* Given information
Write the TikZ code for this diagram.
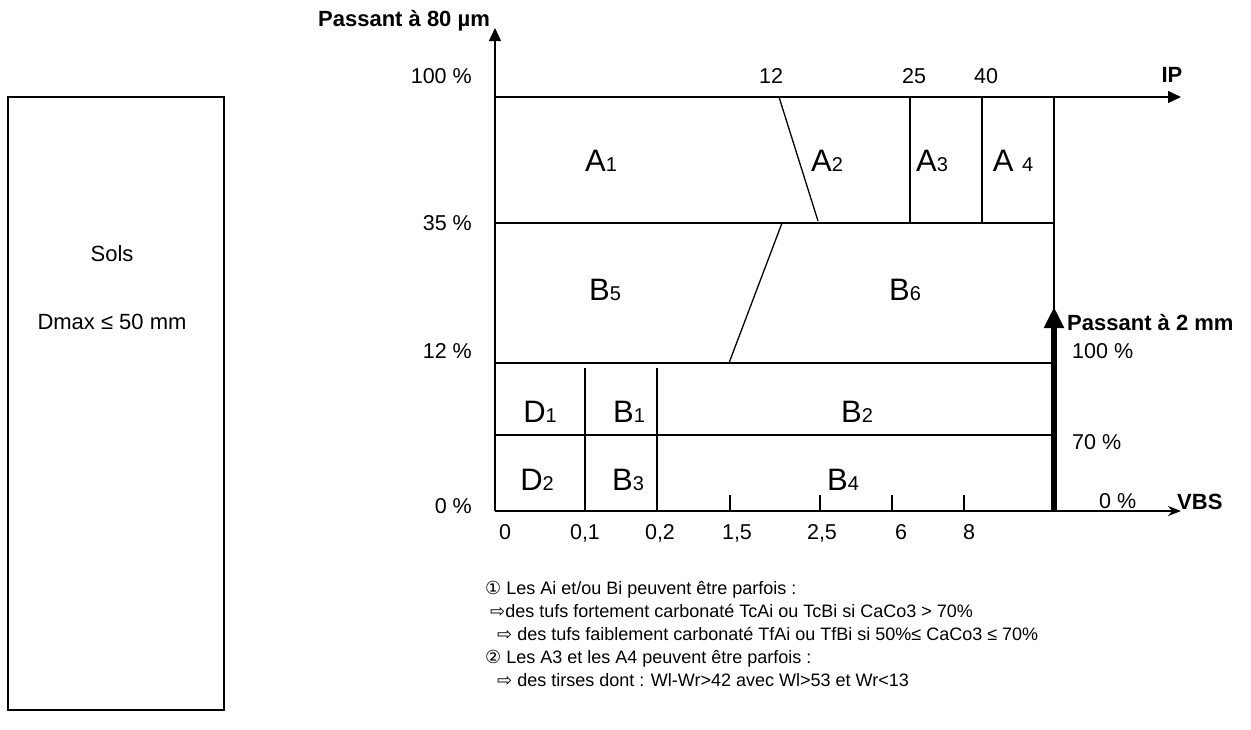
\documentclass[tikz,border=0pt]{standalone}
\usepackage{fontspec}
\setmainfont{Liberation Sans}
\newfontfamily\symfont{DejaVu Sans}
\usetikzlibrary{arrows.meta}
\newcommand{\zsub}[1]{{\fontsize{20}{20}\selectfont #1}}
\tikzset{
  ln/.style={line width=1.3pt},
  axlbl/.style={inner sep=0pt, font=\fontsize{21.5}{24}\selectfont},
  zone/.style={inner sep=0pt, anchor=base, font=\fontsize{31}{34}\selectfont},
  boldlbl/.style={inner sep=0pt, font=\bfseries\fontsize{22}{26}\selectfont},
  note/.style={inner sep=0pt, anchor=base west, font=\fontsize{18}{22}\selectfont},
  boxlbl/.style={inner sep=0pt, font=\fontsize{22}{26}\selectfont},
  axarrow/.style={ln, -{Triangle[length=13pt,width=12pt]}},
}
\begin{document}
\begin{tikzpicture}[x=1pt,y=-1pt]
\useasboundingbox (0,0) rectangle (1251,729);
% left box
\coordinate (bxa) at (8,97);
\coordinate (bxb) at (224,710);
\draw[line width=1.6pt] (bxa) rectangle (bxb);
\node[boxlbl] (sols) at (112,254) {Sols};
\node[boxlbl] (dmax) at (112,322) {Dmax ≤ 50 mm};

% axes coordinates
\coordinate (O) at (495,511);
\coordinate (Ytip) at (495,28);
\coordinate (T0) at (495,97);
\coordinate (Tend) at (1181,97);
\coordinate (Bend) at (1181,511);
\coordinate (R0) at (1054,97);
\coordinate (R1) at (1054,320);
\coordinate (Rb) at (1054,511);
\coordinate (Rt) at (1054,307);
\coordinate (L35) at (495,223);
\coordinate (R35) at (1054,223);
\coordinate (L12) at (495,363);
\coordinate (R12) at (1054,363);
\coordinate (L70) at (495,435);
\coordinate (R70) at (1054,435);

\draw[axarrow] (O) -- (Ytip);
\draw[axarrow] (T0) -- (Tend);
\draw[ln, -{Stealth[length=13pt,width=10pt]}] (O) -- (Bend);
\draw[ln] (R0) -- (R1);
\draw[ln] (L35) -- (R35);
\draw[ln] (L12) -- (R12);
\draw[ln] (L70) -- (R70);
\draw[line width=6.5pt, -{Triangle[length=21pt,width=19pt]}] (Rb) -- (Rt);

% inner separators
\coordinate (a2t) at (779,97);
\coordinate (a2b) at (818,221);
\draw[ln] (a2t) -- (a2b);
\coordinate (a3t) at (910,97);
\coordinate (a3b) at (910,223);
\draw[ln] (a3t) -- (a3b);
\coordinate (a4t) at (982,97);
\coordinate (a4b) at (982,223);
\draw[ln] (a4t) -- (a4b);
\coordinate (b6t) at (782,223);
\coordinate (b6b) at (729,363);
\draw[ln] (b6t) -- (b6b);
\coordinate (v1t) at (585,368);
\coordinate (v1b) at (585,511);
\draw[ln] (v1t) -- (v1b);
\coordinate (v2t) at (657,368);
\coordinate (v2b) at (657,511);
\draw[ln] (v2t) -- (v2b);
% ticks
\foreach \tx/\tn in {730/t15, 820/t25, 892/t6, 964/t8}{
  \coordinate (\tn a) at (\tx,495);
  \coordinate (\tn b) at (\tx,511);
  \draw[ln] (\tn a) -- (\tn b);
}

% axis labels
\node[boldlbl, anchor=base west] (p80) at (318,26) {Passant à 80 µm};
\node[boldlbl, anchor=base] (ip) at (1172,82) {IP};
\node[axlbl, anchor=base east] (l100) at (472,83) {100 \%};
\node[axlbl, anchor=base east] (l35) at (472,230) {35 \%};
\node[axlbl, anchor=base east] (l12) at (472,358) {12 \%};
\node[axlbl, anchor=base east] (l0) at (472,513) {0 \%};
\node[axlbl, anchor=base] (ip12) at (771,83) {12};
\node[axlbl, anchor=base] (ip25) at (914,83) {25};
\node[axlbl, anchor=base] (ip40) at (986,83) {40};
\node[axlbl, anchor=base] (v0) at (505,539) {0};
\node[axlbl, anchor=base] (v01) at (585,539) {0,1};
\node[axlbl, anchor=base] (v02) at (660,539) {0,2};
\node[axlbl, anchor=base] (v15) at (737,539) {1,5};
\node[axlbl, anchor=base] (v25) at (822,539) {2,5};
\node[axlbl, anchor=base] (v6) at (901,539) {6};
\node[axlbl, anchor=base] (v8) at (969,539) {8};
\node[boldlbl, anchor=base west] (p2) at (1067,330) {Passant à 2 mm};
\node[axlbl, anchor=base west] (r100) at (1072,358) {100 \%};
\node[axlbl, anchor=base west] (r70) at (1072,449) {70 \%};
\node[axlbl, anchor=base west] (r0) at (1099,508) {0 \%};
\node[boldlbl, anchor=base west] (vbs) at (1177,509) {VBS};

% zone labels
\node[zone] (A1) at (601,171) {A\zsub{1}};
\node[zone] (A2) at (827,171) {A\zsub{2}};
\node[zone] (A3) at (932,171) {A\zsub{3}};
\node[zone] (A4) at (1013,171) {A \zsub{4}};
\node[zone] (B5) at (605,300) {B\zsub{5}};
\node[zone] (B6) at (905,300) {B\zsub{6}};
\node[zone] (D1) at (540,422) {D\zsub{1}};
\node[zone] (B1) at (629,422) {B\zsub{1}};
\node[zone] (B2) at (857,422) {B\zsub{2}};
\node[zone] (D2) at (537,490) {D\zsub{2}};
\node[zone] (B3) at (628,490) {B\zsub{3}};
\node[zone] (B4) at (843,490) {B\zsub{4}};

% notes
\node[note] (n1) at (485,594) {{\symfont ①} Les Ai et/ou Bi peuvent être parfois :};
\node[note] (n2) at (490,617) {{\symfont ⇨}des tufs fortement carbonaté TcAi ou TcBi si CaCo3 > 70\%};
\node[note] (n3) at (497,640) {{\symfont ⇨} des tufs faiblement carbonaté TfAi ou TfBi si 50\%≤ CaCo3 ≤ 70\%};
\node[note] (n4) at (485,663) {{\symfont ②} Les A3 et les A4 peuvent être parfois :};
\node[note] (n5) at (497,686) {{\symfont ⇨} des tirses dont : Wl-Wr>42 avec Wl>53 et Wr<13};
\end{tikzpicture}
\end{document}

* Task objective
Exactly reproduce the run of lines from the start of the listing through the line with "(dmax) at (112,322)", inclusive; pictures are not copied.

* Exercise solution
Write the TikZ code for this diagram.
\documentclass[tikz,border=0pt]{standalone}
\usepackage{fontspec}
\setmainfont{Liberation Sans}
\newfontfamily\symfont{DejaVu Sans}
\usetikzlibrary{arrows.meta}
\newcommand{\zsub}[1]{{\fontsize{20}{20}\selectfont #1}}
\tikzset{
  ln/.style={line width=1.3pt},
  axlbl/.style={inner sep=0pt, font=\fontsize{21.5}{24}\selectfont},
  zone/.style={inner sep=0pt, anchor=base, font=\fontsize{31}{34}\selectfont},
  boldlbl/.style={inner sep=0pt, font=\bfseries\fontsize{22}{26}\selectfont},
  note/.style={inner sep=0pt, anchor=base west, font=\fontsize{18}{22}\selectfont},
  boxlbl/.style={inner sep=0pt, font=\fontsize{22}{26}\selectfont},
  axarrow/.style={ln, -{Triangle[length=13pt,width=12pt]}},
}
\begin{document}
\begin{tikzpicture}[x=1pt,y=-1pt]
\useasboundingbox (0,0) rectangle (1251,729);
% left box
\coordinate (bxa) at (8,97);
\coordinate (bxb) at (224,710);
\draw[line width=1.6pt] (bxa) rectangle (bxb);
\node[boxlbl] (sols) at (112,254) {Sols};
\node[boxlbl] (dmax) at (112,322) {Dmax ≤ 50 mm};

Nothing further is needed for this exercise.